Andris Nelsons was born into a musical family in Riga in 1978. He studied piano during his childhood and later made swift progress as a trumpeter, performing with the Latvian National Opera Orchestra as a teenager and developing a player's understanding of the orchestral profession. His early conducting experience was shaped under the supervision of Mariss Jansons, who became his teacher and guide. He made his conducting debut with the Latvian National Opera at the age of 21 and became the company's music director two years later. News of the young conductor's visionary performances of German and Slavic repertoire in Latvia and as Principal Conductor of the Nordwestdeutsche Philharmonie reached the UK and led to his appointment as Music Director of the City of Birmingham Symphony Orchestra (2008–15).
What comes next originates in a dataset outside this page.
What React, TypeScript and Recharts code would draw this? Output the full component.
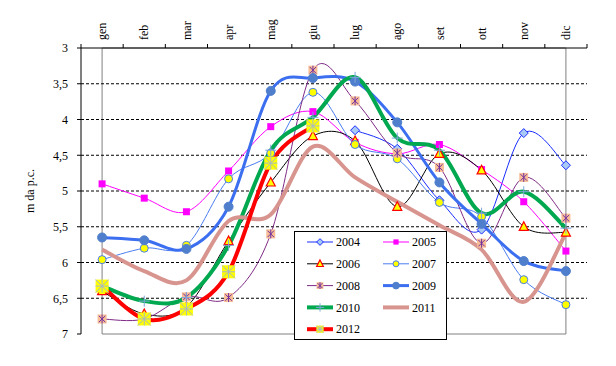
import React from 'react';
import { LineChart, Line, XAxis, YAxis, ReferenceLine, ReferenceArea } from 'recharts';

const MONTHS = ['gen', 'feb', 'mar', 'apr', 'mag', 'giu', 'lug', 'ago', 'set', 'ott', 'nov', 'dic'];
const Y_TICKS = [3, 3.5, 4, 4.5, 5, 5.5, 6, 6.5, 7];
const GRID_VALUES = [3.5, 4, 4.5, 5, 5.5, 6, 6.5];

const Y2004 = [null, null, null, null, null, null, 4.15, 4.41, 5.13, 5.54, 4.19, 4.64];
const Y2005 = [4.9, 5.1, 5.29, 4.72, 4.1, 3.89, 4.32, 4.48, 4.35, 4.7, 5.15, 5.84];
const Y2006 = [6.4, 6.72, 6.62, 5.7, 4.88, 4.23, 4.3, 5.22, 4.48, 4.71, 5.5, 5.58];
const Y2007 = [5.96, 5.8, 5.76, 4.83, 4.47, 3.62, 4.35, 4.55, 5.16, 5.36, 6.24, 6.59];
const Y2008 = [6.79, 6.79, 6.48, 6.49, 5.6, 3.31, 3.74, 4.47, 4.67, 5.73, 4.81, 5.38];
const Y2009 = [5.65, 5.69, 5.81, 5.22, 3.6, 3.42, 3.47, 4.04, 4.88, 5.46, 5.98, 6.12];
const Y2010 = [6.33, 6.54, 6.49, 5.76, 4.43, 3.97, 3.41, 4.26, 4.43, 5.31, 5.01, 5.52];
const Y2011 = [5.82, 6.12, 6.25, 5.42, 5.33, 4.38, 4.81, 5.15, 5.48, 5.82, 6.55, 5.59];
const Y2012 = [6.33, 6.79, 6.65, 6.13, 4.61, 4.09, null, null, null, null, null, null];

const SERIES = [
  { key: 'y2004', name: '2004', values: Y2004, color: '#1a2cff', width: 1, marker: 'diamond' },
  { key: 'y2005', name: '2005', values: Y2005, color: '#ff00ff', width: 1, marker: 'square' },
  { key: 'y2006', name: '2006', values: Y2006, color: '#000000', width: 1, marker: 'triangle' },
  { key: 'y2007', name: '2007', values: Y2007, color: '#4a7cf0', width: 1, marker: 'circle' },
  { key: 'y2008', name: '2008', values: Y2008, color: '#7f2a86', width: 1, marker: 'star' },
  { key: 'y2009', name: '2009', values: Y2009, color: '#3c6ff0', width: 3, marker: 'dot' },
  { key: 'y2010', name: '2010', values: Y2010, color: '#00a84f', width: 4, marker: 'plus' },
  { key: 'y2011', name: '2011', values: Y2011, color: '#d8958f', width: 4, marker: 'none' },
  { key: 'y2012', name: '2012', values: Y2012, color: '#ff0000', width: 4, marker: 'bigstar' },
];

const LEGEND_ROWS = [['2004', '2005'], ['2006', '2007'], ['2008', '2009'], ['2010', '2011'], ['2012']];

const data = MONTHS.map((m, i) => {
  const row: any = { month: m };
  SERIES.forEach(s => { row[s.key] = s.values[i]; });
  return row;
});

const FONT = 'Liberation Serif, serif';
const PLOT_TOP = 48;
const BAND = 506 / MONTHS.length;

// excel-ish smoothing (catmull-rom, bezier handles at 1/6)
const smoothCurve = (context: any) => {
  let pts: number[][] = [];
  return {
    areaStart() {},
    areaEnd() {},
    lineStart() { pts = []; },
    point(x: number, y: number) { pts.push([+x, +y]); },
    lineEnd() {
      const n = pts.length;
      if (!n) return;
      context.moveTo(pts[0][0], pts[0][1]);
      for (let i = 0; i < n - 1; i++) {
        const p0 = pts[Math.max(i - 1, 0)];
        const p1 = pts[i];
        const p2 = pts[i + 1];
        const p3 = pts[Math.min(i + 2, n - 1)];
        const t = 1 / 6;
        context.bezierCurveTo(
          p1[0] + (p2[0] - p0[0]) * t, p1[1] + (p2[1] - p0[1]) * t,
          p2[0] - (p3[0] - p1[0]) * t, p2[1] - (p3[1] - p1[1]) * t,
          p2[0], p2[1]
        );
      }
    },
  };
};

const Marker = ({ kind, cx, cy, k = 1 }: any) => {
  if (cx == null || cy == null) return <g />;
  switch (kind) {
    case 'diamond': {
      const h = 4.5 * k;
      return <polygon points={`${cx},${cy - h} ${cx + h},${cy} ${cx},${cy + h} ${cx - h},${cy}`} fill="#a9c9f5" stroke="#1a2cff" strokeWidth={1} />;
    }
    case 'square': {
      const h = 3.5 * k;
      return <rect x={cx - h} y={cy - h} width={2 * h} height={2 * h} fill="#ff00ff" />;
    }
    case 'triangle': {
      const h = 4.5 * k;
      return <polygon points={`${cx},${cy - h - 0.5} ${cx + h},${cy + h * 0.8} ${cx - h},${cy + h * 0.8}`} fill="#ffff00" stroke="#ff0000" strokeWidth={1.2} />;
    }
    case 'circle':
      return <circle cx={cx} cy={cy} r={4 * k} fill="#ffff00" stroke="#4a7cf0" strokeWidth={1} />;
    case 'star': {
      const h = 4.5 * k;
      const a = 3.2 * k;
      return (
        <g>
          <rect x={cx - h} y={cy - h} width={2 * h} height={2 * h} fill="#f8bd95" />
          <path d={`M${cx - a},${cy - a}L${cx + a},${cy + a}M${cx + a},${cy - a}L${cx - a},${cy + a}M${cx},${cy - h}L${cx},${cy + h}`} stroke="#7030a0" strokeWidth={1} />
        </g>
      );
    }
    case 'dot':
      return <circle cx={cx} cy={cy} r={4.5 * k} fill="#4f7fcc" stroke="#4f7fcc" />;
    case 'plus': {
      const h = 5.5 * k;
      return <path d={`M${cx - h},${cy}L${cx + h},${cy}M${cx},${cy - h}L${cx},${cy + h}`} stroke="#7fa7d9" strokeWidth={1} />;
    }
    case 'bigstar': {
      const h = 6.5 * k;
      return (
        <g>
          <rect x={cx - h} y={cy - h} width={2 * h} height={2 * h} fill="#ffff00" />
          <path d={`M${cx - h},${cy - h}L${cx + h},${cy + h}M${cx + h},${cy - h}L${cx - h},${cy + h}M${cx},${cy - h}L${cx},${cy + h}M${cx - h},${cy}L${cx + h},${cy}`} stroke="#a7b8c8" strokeWidth={1} />
        </g>
      );
    }
    default:
      return <g />;
  }
};

// tick marks sit on category boundaries, labels rotated above the top axis
const MonthTick = (props: any) => {
  const { x, payload, index, visibleTicksCount } = props;
  const ly = PLOT_TOP - 8;
  return (
    <g>
      <line x1={x - BAND / 2} x2={x - BAND / 2} y1={PLOT_TOP - 4} y2={PLOT_TOP} stroke="#000" />
      {index === visibleTicksCount - 1 && (
        <line x1={x + BAND / 2} x2={x + BAND / 2} y1={PLOT_TOP - 4} y2={PLOT_TOP} stroke="#000" />
      )}
      <text x={x} y={ly} dy="0.35em" transform={`rotate(-90, ${x}, ${ly})`} textAnchor="start"
        fontSize={12} fontFamily={FONT} fill="#000">
        {payload.value}
      </text>
    </g>
  );
};

const Legend = () => (
  <div style={{ position: 'absolute', left: 294, top: 231, width: 151, height: 107, border: '1px solid #000', background: '#fff' }}>
    <svg width={151} height={107}>
      {LEGEND_ROWS.map((row, ri) =>
        row.map((name, ci) => {
          const s = SERIES.find(q => q.name === name)!;
          const y = 10 + ri * 21.8;
          const x0 = ci === 0 ? 12 : 88;
          const x1 = x0 + 26;
          return (
            <g key={name}>
              <line x1={x0} x2={x1} y1={y} y2={y} stroke={s.color} strokeWidth={s.width} />
              <Marker kind={s.marker} cx={(x0 + x1) / 2} cy={y} k={s.marker === 'bigstar' ? 0.55 : 0.75} />
              <text x={x1 + 3} y={y} dy="0.35em" fontSize={12} fontFamily={FONT} fill="#000">{name}</text>
            </g>
          );
        })
      )}
    </svg>
  </div>
);

export default function App() {
  return (
    <div style={{ position: 'absolute', left: 0, top: 0, width: 616, height: 366, background: '#fff' }}>
      <LineChart width={616} height={366} data={data} margin={{ top: 8, right: 29, bottom: 32, left: 21 }}>
        <ReferenceArea y1={3} y2={7} fill="none" stroke="#808080" strokeWidth={1} />
        {GRID_VALUES.map(v => (
          <ReferenceLine key={v} y={v} stroke="#000" strokeDasharray="3 2" strokeWidth={1} />
        ))}
        <XAxis dataKey="month" orientation="top" height={40} interval={0} tickLine={false}
          padding={{ left: BAND / 2, right: BAND / 2 }}
          axisLine={{ stroke: '#000' }} tick={<MonthTick />} />
        <YAxis width={60} reversed domain={[3, 7]} ticks={Y_TICKS} interval={0} tickSize={4} tickMargin={9}
          axisLine={{ stroke: '#000' }} tickLine={{ stroke: '#000' }}
          tick={{ fontSize: 12, fill: '#000', fontFamily: FONT }}
          tickFormatter={(v: number) => String(v).replace('.', ',')}
          label={{
            content: ({ viewBox }: any) => (
              <text x={viewBox.x + 9} y={viewBox.y + viewBox.height / 2} dy="0.35em" textAnchor="middle"
                transform={`rotate(-90, ${viewBox.x + 9}, ${viewBox.y + viewBox.height / 2})`}
                fontSize={12} fontFamily={FONT} fill="#000">m da p.c.</text>
            ),
          }} />
        {SERIES.map(s => (
          <Line key={s.key} dataKey={s.key} name={s.name} type={smoothCurve as any} stroke={s.color}
            strokeWidth={s.width} isAnimationActive={false} activeDot={false}
            dot={(p: any) => <Marker key={`${s.key}-${p.index}`} kind={s.marker} cx={p.cx} cy={p.cy} />} />
        ))}
      </LineChart>
      <Legend />
    </div>
  );
}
Nelsons' years at the helm of the CBSO established him as the sought-after conductor he is today, and his services to music in the UK were recognised with the award of an honorary OBE. The Latvian conductor was appointed as the Boston Symphony Orchestra's 15th Music Director at the beginning of the 2014-15 season and signed an exclusive agreement with Deutsche Grammophon in 2016. Their first album – released as part of a Shostakovich Under Stalin's Shadow series – was a live recording of Symphony No. 10 and won the Grammy Award for Best Orchestral Performance. Its successor presented accounts of the Fifth, Eighth and Ninth Symphonies and the Suite from Hamlet, and in 2017 won the cycle's second Grammy Award for the same category. The third release, comprising the Fourth and Eleventh Symphonies, appeared in July 2018, and made it three in a row at the Grammys, winning not just one, but two awards for Best Orchestral Performance and Best Engineered Album, Classical. In 2018, he was appointed Gewandhauskapellmeister of the Gewandhausorchester Leipzig. His joint roles heralded an alliance between the Leipzig and Boston orchestras, encompassing co-commissions and educational initiatives, as well as shared and complementary programming. Nelsons is now overseeing the cultural exchanges between the two institutions and transatlantic tours enabling the BSO players to perform at the Gewandhaus and their German counterparts to appear at Symphony Hall.